• **Work to complete**
Copy out each line featuring the string "chart" from the entries beneath.

• **Collection entries**
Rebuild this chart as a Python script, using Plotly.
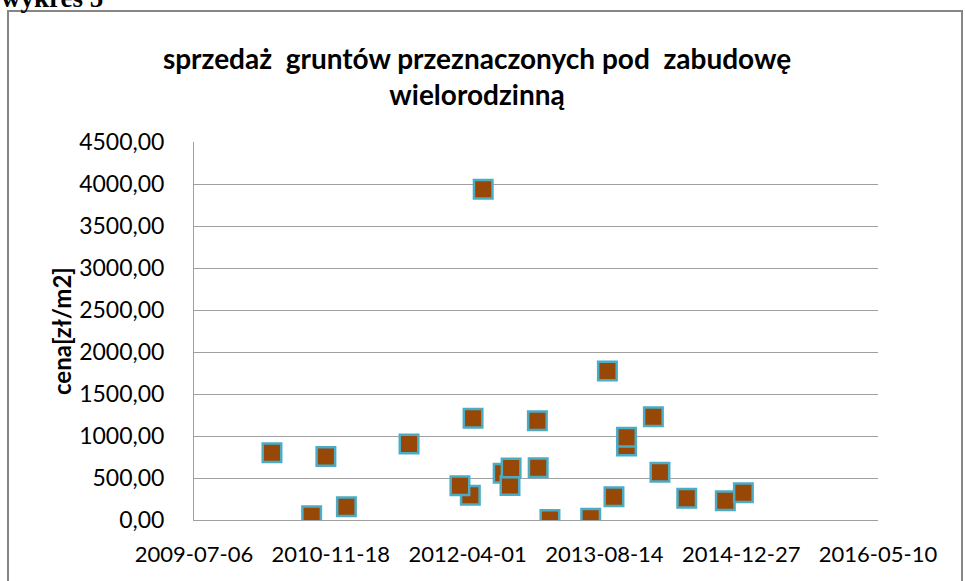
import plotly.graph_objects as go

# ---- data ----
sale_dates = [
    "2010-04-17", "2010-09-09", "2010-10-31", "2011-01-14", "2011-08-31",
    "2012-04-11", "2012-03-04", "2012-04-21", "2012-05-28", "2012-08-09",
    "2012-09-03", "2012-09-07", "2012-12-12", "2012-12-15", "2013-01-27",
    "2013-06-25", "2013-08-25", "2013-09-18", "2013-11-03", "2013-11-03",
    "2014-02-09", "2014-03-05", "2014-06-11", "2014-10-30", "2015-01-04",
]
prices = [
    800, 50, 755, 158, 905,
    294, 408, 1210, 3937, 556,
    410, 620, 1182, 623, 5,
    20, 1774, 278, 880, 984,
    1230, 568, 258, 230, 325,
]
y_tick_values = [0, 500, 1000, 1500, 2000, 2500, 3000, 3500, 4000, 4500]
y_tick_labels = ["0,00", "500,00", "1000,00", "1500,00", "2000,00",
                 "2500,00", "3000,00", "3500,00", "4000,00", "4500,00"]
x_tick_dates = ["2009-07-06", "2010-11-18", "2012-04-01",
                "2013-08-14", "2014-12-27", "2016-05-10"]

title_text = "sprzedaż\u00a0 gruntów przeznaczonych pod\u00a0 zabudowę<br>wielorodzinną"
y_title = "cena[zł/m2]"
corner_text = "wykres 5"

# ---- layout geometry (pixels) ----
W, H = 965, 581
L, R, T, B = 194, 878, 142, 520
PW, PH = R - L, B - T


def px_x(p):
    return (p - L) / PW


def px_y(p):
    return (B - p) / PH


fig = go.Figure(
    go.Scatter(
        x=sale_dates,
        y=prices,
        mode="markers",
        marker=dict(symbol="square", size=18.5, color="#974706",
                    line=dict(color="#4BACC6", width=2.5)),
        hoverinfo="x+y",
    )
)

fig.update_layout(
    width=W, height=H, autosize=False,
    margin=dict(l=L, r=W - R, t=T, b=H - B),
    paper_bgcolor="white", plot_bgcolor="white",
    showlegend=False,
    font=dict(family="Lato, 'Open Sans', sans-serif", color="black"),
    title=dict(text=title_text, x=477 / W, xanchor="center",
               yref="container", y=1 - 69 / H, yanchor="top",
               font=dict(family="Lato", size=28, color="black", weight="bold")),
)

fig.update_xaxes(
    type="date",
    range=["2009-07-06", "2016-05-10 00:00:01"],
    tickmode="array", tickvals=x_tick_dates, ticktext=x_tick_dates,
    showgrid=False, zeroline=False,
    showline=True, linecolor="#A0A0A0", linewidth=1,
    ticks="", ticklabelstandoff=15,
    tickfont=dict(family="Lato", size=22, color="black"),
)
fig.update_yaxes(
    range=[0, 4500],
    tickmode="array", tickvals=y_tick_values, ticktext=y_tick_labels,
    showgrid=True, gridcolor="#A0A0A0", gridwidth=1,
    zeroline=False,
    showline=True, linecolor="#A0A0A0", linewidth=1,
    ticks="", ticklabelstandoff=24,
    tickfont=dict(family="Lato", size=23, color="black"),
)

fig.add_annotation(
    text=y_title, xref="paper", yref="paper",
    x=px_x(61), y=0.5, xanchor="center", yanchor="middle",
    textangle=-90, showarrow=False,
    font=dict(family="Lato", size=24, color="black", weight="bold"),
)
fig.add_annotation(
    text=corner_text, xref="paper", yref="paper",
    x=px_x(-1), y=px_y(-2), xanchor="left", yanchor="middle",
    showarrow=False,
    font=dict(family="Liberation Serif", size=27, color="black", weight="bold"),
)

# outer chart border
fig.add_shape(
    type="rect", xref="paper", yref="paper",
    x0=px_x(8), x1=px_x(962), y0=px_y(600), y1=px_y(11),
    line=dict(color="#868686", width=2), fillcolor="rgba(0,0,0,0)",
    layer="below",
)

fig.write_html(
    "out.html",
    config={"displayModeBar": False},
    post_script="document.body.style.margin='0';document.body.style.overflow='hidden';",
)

* * *

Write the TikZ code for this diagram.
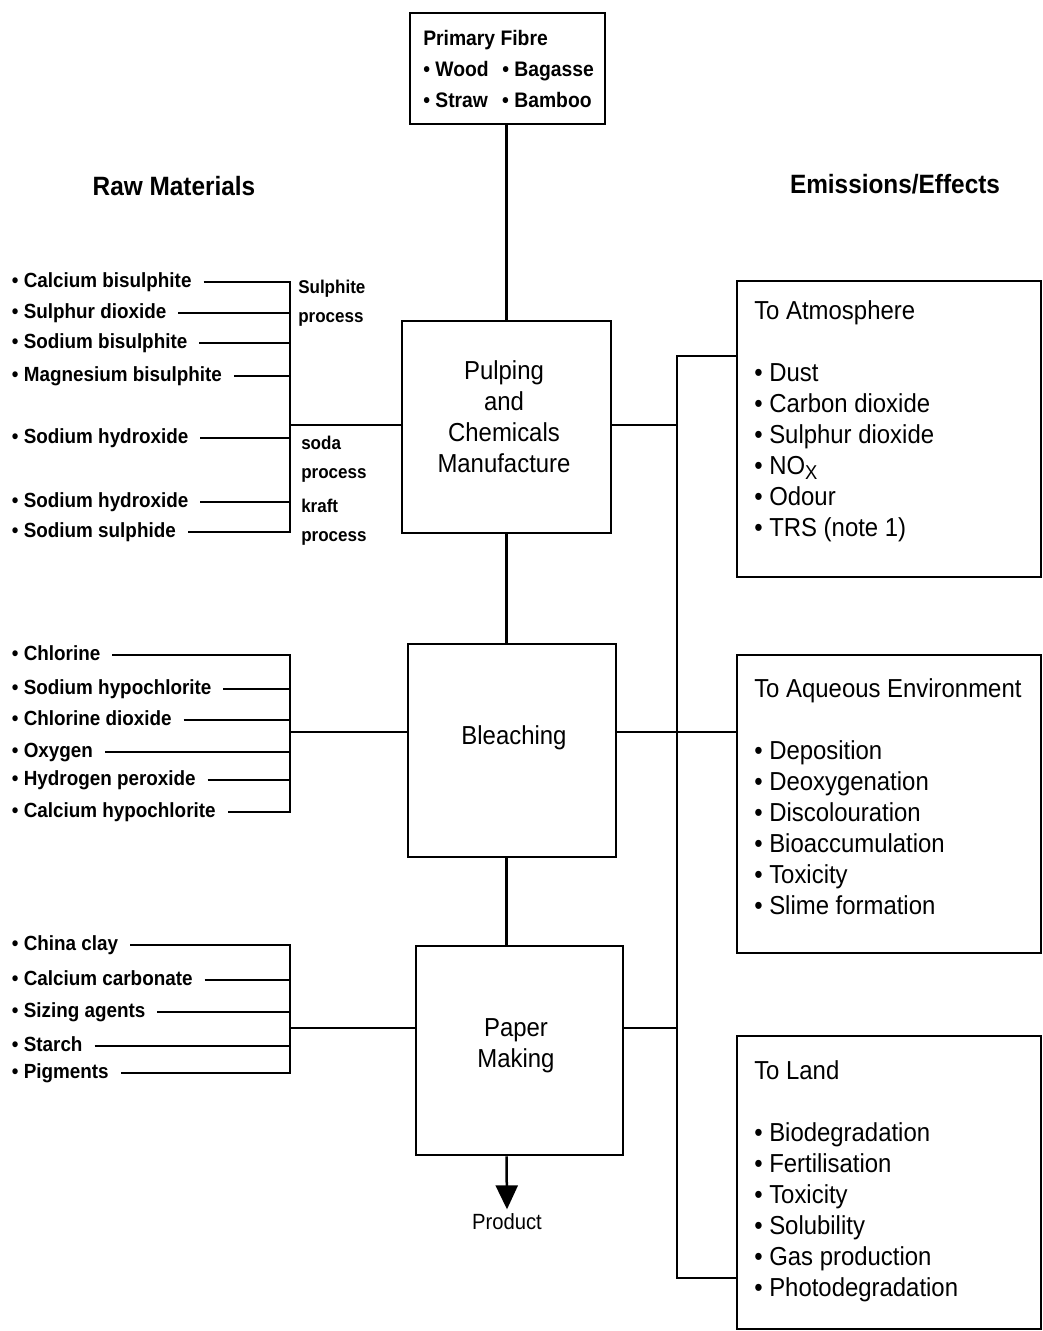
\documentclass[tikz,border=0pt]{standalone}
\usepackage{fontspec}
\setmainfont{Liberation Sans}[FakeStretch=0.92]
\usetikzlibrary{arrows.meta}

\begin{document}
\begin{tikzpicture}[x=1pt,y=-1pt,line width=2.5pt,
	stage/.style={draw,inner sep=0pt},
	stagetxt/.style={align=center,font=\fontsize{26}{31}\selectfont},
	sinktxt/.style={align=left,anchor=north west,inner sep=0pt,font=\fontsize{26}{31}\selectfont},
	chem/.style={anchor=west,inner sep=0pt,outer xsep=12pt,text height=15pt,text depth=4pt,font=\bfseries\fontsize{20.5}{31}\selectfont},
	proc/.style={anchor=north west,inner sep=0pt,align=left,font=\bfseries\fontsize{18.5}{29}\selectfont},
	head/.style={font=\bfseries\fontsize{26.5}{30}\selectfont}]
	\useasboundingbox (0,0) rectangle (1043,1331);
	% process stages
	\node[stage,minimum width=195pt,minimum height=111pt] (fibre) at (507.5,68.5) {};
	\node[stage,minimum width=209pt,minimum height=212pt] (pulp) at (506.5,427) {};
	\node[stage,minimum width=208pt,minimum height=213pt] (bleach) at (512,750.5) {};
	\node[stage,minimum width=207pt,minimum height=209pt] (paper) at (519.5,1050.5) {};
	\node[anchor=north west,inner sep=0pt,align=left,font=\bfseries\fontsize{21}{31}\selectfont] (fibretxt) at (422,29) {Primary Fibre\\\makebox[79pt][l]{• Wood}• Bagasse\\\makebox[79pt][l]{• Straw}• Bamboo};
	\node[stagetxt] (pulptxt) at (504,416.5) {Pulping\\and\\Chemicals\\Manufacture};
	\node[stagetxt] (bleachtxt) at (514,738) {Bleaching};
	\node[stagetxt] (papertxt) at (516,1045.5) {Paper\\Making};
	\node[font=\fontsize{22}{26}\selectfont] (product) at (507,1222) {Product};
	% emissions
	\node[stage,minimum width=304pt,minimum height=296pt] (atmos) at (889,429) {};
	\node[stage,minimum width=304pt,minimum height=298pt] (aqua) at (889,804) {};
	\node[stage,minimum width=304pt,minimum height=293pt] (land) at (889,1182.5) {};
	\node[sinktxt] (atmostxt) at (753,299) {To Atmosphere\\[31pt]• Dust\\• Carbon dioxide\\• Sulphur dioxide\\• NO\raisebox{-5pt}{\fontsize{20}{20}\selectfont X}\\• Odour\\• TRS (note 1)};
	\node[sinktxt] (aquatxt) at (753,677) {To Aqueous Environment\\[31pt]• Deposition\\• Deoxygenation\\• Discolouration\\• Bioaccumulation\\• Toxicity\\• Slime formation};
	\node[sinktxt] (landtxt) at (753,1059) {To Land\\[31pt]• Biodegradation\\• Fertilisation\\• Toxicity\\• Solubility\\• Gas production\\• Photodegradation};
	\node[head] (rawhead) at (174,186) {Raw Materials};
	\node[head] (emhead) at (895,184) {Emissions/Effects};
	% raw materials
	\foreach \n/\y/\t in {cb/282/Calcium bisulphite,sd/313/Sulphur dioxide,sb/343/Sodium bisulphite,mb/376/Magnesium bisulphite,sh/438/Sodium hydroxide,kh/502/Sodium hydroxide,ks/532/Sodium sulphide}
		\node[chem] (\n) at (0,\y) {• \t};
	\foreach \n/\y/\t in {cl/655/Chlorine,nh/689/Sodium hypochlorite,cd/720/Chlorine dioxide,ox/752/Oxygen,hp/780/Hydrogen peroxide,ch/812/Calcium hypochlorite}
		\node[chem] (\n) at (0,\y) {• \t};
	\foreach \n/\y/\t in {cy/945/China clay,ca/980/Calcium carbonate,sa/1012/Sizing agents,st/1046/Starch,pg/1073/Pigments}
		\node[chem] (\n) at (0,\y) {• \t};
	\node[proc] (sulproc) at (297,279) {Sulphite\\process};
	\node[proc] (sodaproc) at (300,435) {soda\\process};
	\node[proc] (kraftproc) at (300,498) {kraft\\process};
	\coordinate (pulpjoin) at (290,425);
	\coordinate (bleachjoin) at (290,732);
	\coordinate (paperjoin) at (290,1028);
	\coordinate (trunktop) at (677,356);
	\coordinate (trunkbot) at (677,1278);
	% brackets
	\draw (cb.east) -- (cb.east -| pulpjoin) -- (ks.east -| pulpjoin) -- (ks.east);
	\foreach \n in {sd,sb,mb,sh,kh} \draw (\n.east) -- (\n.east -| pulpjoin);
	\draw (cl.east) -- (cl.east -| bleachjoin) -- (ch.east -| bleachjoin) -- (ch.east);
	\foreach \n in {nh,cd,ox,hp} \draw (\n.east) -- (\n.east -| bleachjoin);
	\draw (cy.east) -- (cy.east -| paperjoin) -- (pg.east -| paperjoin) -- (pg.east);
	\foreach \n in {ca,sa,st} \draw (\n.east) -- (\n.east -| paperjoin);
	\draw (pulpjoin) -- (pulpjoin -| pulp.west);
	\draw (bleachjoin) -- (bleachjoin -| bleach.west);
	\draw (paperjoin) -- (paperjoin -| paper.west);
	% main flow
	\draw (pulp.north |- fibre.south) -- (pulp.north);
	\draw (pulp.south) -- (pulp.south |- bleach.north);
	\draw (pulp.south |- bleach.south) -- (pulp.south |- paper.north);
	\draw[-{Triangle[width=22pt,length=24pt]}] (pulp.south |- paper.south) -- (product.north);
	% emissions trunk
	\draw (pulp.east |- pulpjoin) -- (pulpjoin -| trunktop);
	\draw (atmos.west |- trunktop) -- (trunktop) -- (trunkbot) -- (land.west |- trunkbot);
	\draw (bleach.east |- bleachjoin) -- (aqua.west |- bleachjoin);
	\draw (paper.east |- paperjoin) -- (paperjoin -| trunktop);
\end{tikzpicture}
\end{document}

• **Answer for the task**
Rebuild this chart as a Python script, using Plotly.
# outer chart border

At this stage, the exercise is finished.